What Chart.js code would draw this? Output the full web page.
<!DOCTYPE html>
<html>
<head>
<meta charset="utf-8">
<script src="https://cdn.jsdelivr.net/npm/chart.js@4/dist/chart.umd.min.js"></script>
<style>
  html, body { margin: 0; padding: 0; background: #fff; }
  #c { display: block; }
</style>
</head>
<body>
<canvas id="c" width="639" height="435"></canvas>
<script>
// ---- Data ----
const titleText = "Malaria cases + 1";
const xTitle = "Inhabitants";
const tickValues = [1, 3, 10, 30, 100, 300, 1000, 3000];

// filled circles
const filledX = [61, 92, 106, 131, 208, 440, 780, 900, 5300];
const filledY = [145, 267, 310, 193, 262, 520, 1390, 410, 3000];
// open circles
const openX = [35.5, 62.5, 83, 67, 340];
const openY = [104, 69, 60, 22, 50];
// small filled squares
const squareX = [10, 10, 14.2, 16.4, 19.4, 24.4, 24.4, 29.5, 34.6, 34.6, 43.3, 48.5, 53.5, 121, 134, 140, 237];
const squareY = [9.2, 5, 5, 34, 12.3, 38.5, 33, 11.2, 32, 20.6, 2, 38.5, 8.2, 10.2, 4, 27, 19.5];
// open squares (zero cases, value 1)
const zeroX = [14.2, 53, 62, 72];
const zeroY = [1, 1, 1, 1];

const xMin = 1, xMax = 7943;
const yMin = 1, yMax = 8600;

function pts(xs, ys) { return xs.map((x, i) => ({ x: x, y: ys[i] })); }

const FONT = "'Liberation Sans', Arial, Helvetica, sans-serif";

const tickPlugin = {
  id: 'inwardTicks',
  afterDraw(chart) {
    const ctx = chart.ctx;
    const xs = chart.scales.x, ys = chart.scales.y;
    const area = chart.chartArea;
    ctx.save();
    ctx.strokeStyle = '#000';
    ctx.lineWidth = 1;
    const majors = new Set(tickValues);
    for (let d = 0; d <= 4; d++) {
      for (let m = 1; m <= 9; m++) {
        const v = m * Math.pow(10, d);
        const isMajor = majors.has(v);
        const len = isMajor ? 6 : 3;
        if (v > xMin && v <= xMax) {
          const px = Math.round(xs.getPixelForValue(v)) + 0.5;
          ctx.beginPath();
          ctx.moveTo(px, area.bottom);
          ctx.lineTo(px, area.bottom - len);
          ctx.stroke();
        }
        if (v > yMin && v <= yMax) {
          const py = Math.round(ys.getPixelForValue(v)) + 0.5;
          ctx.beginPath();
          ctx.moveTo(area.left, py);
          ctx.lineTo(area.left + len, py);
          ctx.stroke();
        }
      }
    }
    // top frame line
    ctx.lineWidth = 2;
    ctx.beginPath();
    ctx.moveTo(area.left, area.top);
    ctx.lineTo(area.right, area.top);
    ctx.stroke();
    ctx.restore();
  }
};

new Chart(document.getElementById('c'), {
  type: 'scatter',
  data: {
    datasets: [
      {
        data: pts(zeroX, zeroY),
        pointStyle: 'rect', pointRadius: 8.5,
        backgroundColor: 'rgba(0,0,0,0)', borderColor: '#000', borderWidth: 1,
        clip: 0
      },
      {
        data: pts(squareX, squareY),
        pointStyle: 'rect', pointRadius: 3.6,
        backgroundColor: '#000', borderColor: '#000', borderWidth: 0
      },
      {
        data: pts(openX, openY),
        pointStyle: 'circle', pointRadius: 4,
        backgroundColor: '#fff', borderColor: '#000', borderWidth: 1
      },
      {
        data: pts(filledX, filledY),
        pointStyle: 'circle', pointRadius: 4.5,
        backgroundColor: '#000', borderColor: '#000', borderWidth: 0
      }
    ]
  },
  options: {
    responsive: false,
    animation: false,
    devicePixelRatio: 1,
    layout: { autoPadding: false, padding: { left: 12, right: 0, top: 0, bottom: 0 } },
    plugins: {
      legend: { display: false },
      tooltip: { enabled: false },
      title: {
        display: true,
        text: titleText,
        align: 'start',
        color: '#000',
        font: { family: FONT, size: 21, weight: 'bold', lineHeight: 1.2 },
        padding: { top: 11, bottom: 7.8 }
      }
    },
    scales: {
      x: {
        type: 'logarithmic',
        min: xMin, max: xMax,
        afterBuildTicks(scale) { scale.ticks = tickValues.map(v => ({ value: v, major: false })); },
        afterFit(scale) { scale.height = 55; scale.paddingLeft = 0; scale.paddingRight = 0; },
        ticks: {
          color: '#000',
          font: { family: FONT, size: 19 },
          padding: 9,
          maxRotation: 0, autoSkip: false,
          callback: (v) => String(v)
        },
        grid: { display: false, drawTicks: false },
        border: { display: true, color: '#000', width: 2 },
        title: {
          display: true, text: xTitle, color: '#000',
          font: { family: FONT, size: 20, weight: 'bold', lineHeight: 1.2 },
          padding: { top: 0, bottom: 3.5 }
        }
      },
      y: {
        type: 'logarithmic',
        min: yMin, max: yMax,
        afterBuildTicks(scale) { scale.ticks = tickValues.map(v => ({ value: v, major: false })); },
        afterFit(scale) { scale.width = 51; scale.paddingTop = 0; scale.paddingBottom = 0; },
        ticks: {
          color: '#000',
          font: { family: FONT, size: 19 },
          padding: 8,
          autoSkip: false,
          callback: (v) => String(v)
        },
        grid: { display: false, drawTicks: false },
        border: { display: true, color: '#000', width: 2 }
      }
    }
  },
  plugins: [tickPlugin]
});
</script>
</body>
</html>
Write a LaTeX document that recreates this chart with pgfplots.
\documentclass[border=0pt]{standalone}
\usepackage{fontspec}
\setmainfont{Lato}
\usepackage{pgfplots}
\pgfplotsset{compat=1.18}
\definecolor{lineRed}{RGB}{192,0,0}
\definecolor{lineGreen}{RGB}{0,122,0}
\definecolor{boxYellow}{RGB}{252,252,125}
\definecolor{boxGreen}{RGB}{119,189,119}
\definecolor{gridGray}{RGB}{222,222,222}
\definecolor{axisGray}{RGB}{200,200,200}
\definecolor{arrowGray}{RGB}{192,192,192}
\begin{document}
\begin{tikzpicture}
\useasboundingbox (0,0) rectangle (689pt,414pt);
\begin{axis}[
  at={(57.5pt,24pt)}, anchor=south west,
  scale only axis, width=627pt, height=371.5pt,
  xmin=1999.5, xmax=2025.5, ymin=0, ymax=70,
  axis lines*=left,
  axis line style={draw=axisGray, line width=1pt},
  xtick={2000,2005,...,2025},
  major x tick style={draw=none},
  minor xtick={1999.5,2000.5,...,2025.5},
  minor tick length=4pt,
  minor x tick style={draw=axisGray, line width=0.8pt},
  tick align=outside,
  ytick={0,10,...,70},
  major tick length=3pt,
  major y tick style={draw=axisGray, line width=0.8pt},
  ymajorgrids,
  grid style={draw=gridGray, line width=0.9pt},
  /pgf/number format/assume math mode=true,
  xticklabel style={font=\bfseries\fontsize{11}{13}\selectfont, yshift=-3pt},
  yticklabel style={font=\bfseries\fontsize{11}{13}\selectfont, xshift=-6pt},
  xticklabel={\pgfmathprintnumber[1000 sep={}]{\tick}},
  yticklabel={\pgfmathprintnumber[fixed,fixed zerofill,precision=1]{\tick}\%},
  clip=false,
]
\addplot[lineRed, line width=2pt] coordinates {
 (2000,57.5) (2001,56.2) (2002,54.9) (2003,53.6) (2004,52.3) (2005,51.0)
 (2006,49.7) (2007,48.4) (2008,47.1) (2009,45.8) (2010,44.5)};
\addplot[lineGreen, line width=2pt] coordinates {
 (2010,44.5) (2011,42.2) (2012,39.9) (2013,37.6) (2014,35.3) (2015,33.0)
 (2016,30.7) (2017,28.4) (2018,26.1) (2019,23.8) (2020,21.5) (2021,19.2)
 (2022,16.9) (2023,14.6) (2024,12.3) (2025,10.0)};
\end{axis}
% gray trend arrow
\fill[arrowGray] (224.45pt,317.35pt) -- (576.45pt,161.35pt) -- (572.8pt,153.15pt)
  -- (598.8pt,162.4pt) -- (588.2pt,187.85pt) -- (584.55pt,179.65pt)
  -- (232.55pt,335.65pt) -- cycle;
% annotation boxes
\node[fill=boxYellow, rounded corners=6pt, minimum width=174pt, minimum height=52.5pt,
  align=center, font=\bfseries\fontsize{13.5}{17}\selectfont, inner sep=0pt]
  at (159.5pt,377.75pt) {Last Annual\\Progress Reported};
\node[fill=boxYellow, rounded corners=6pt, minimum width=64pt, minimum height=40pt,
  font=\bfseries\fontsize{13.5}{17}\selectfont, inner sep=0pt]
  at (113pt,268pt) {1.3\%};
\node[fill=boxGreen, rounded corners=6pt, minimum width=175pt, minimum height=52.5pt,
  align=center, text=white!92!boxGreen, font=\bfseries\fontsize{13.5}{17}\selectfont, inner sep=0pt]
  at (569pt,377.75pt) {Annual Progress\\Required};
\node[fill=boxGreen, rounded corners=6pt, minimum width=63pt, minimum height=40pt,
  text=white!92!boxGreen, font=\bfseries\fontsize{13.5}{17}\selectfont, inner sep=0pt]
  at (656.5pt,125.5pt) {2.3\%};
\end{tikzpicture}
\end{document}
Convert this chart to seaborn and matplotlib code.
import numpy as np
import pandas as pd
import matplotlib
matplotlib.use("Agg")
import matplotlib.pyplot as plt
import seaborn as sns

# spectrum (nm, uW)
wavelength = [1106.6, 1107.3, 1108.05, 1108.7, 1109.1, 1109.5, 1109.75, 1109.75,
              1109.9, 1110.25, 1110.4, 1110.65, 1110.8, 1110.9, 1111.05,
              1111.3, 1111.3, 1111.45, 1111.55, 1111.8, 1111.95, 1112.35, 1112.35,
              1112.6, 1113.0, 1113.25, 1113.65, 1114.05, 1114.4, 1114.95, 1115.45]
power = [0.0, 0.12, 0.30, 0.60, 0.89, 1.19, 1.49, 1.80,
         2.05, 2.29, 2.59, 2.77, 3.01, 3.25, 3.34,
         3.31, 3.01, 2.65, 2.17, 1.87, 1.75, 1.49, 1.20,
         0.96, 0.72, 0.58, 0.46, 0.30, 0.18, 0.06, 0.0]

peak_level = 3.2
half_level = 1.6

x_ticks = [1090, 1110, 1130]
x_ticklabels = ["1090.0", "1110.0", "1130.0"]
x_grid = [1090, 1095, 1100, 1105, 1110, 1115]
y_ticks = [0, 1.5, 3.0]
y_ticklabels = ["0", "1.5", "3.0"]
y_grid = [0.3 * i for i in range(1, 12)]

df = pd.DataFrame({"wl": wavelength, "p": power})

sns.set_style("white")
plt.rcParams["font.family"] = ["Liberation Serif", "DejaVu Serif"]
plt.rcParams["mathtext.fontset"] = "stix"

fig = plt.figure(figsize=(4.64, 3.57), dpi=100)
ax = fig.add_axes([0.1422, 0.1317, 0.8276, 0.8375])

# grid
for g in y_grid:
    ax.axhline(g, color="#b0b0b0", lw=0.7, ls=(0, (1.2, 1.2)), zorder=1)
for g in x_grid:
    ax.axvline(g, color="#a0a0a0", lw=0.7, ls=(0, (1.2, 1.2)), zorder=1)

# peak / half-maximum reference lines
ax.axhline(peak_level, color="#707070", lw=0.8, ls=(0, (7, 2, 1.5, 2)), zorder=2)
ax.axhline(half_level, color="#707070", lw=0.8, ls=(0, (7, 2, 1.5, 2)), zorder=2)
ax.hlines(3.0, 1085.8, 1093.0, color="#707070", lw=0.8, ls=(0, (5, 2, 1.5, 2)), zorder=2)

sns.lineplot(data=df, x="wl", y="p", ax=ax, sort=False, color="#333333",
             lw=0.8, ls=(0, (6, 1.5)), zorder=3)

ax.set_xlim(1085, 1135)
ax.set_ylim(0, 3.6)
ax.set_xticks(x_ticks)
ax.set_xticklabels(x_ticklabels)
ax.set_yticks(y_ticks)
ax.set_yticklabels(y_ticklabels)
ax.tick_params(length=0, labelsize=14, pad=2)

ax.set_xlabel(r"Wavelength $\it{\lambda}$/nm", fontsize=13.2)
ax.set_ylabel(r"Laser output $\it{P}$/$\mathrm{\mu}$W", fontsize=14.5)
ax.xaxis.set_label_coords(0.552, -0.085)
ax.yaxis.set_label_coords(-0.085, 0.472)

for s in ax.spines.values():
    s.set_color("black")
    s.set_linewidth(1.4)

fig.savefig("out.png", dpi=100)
☆ ☆ ☆ ☆
## Requirement:
From the entries above, copy each line holding "code".

## Result below:
What Chart.js code would draw this? Output the full web page.
Convert this chart to seaborn and matplotlib code.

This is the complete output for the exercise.